Helsinki ecosystem

In recent years, Helsinki’s population growth and vitality have been strongly based on immigration. The diversity of the population and the internationalisation development affect the city’s various industries and services. Equality and inclusion are key challenges, and the city wants to offer jobs to immigrants as well. 

For these reasons, work-based immigration and internationality are carefully considered in all the city’s functions and strategies. 

The immigration unit under the city’s economic department is responsible for the immigration issues and their coordination between the city’s various organisations. Responsibility for immigration has also been shared, for example, with Business Helsinki, which provides business and innovation advice to internationalising companies. 

Helsinki Partners, owned by the city of Helsinki, in turn is responsible for international city marketing and attracting investments and talent to the city. 

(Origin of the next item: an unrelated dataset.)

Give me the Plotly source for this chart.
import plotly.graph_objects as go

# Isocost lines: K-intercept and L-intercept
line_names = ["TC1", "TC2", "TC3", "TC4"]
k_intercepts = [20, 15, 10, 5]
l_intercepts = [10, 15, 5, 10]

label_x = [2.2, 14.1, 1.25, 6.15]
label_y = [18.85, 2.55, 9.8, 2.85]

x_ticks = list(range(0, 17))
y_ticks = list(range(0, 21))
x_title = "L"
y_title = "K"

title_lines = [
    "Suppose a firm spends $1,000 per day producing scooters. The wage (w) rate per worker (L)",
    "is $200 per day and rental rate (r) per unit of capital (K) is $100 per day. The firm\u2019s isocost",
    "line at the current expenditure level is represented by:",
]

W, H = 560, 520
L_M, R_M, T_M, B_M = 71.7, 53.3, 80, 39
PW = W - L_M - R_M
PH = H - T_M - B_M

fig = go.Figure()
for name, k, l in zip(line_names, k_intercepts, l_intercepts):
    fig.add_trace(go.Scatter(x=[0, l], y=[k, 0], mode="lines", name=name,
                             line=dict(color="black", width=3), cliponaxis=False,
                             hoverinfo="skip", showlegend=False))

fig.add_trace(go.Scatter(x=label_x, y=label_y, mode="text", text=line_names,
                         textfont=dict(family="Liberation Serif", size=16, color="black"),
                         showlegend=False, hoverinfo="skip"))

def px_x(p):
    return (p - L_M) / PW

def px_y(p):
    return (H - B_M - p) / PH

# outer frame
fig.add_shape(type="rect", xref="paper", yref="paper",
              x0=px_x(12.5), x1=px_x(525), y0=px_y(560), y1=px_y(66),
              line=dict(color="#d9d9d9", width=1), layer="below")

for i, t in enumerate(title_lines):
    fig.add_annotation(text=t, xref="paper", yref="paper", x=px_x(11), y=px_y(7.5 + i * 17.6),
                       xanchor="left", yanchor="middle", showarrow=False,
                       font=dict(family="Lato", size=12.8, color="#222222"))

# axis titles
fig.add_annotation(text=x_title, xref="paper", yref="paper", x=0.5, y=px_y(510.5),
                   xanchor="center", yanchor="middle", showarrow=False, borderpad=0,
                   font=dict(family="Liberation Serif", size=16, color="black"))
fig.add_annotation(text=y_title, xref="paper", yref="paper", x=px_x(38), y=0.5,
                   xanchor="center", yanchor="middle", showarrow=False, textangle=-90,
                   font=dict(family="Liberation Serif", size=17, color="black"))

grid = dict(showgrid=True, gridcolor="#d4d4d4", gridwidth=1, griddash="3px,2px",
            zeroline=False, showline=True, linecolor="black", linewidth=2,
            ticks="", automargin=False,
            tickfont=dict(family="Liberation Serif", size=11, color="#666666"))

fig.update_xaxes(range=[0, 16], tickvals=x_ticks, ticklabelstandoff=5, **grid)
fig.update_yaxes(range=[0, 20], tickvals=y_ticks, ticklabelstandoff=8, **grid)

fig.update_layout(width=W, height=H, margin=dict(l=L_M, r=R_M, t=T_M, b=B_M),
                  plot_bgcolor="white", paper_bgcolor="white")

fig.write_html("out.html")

An important link between the city and immigrants is International House Helsinki (IHH), which offers a wide range of guidance, counseling, information and expert services for immigrants as well as employers and companies under the same roof. 

IHH’s service package includes, for example, the city’s immigration advice, the Immigration Office, the Digital and Population Office, Kela, the Uusimaa TE Office, the Helsinki Region Chamber of Commerce, the Pension Security Center and the Tax Administration. The service is coordinated by the city of Helsinki, but the cities of Espoo and Vantaa also participate in the service offering. 

IHH offers the main services for immigrants, especially first-stage integration services. In turn, multidisciplinary talent centers (‘osaamiskeskukset’), professional networks and communities (e.g., Maria 01) create networking and participation opportunities for international talents. 

The numerous educational institutions operating in the area are significant actors in the ecosystem. For example, through various research and development projects, they are strongly connected to immigration-themed activities. 

Universities also have their own Talent programs (e.g., University of Helsinki’s UNITalent and Hanken’s International Talent), which have increasing significance in attempts to retain international students in the area after graduation. 

Moreover, the non-governmental organisations and associations also play an important role in the integration of immigrants to Helsinki and elsewhere in the capital region.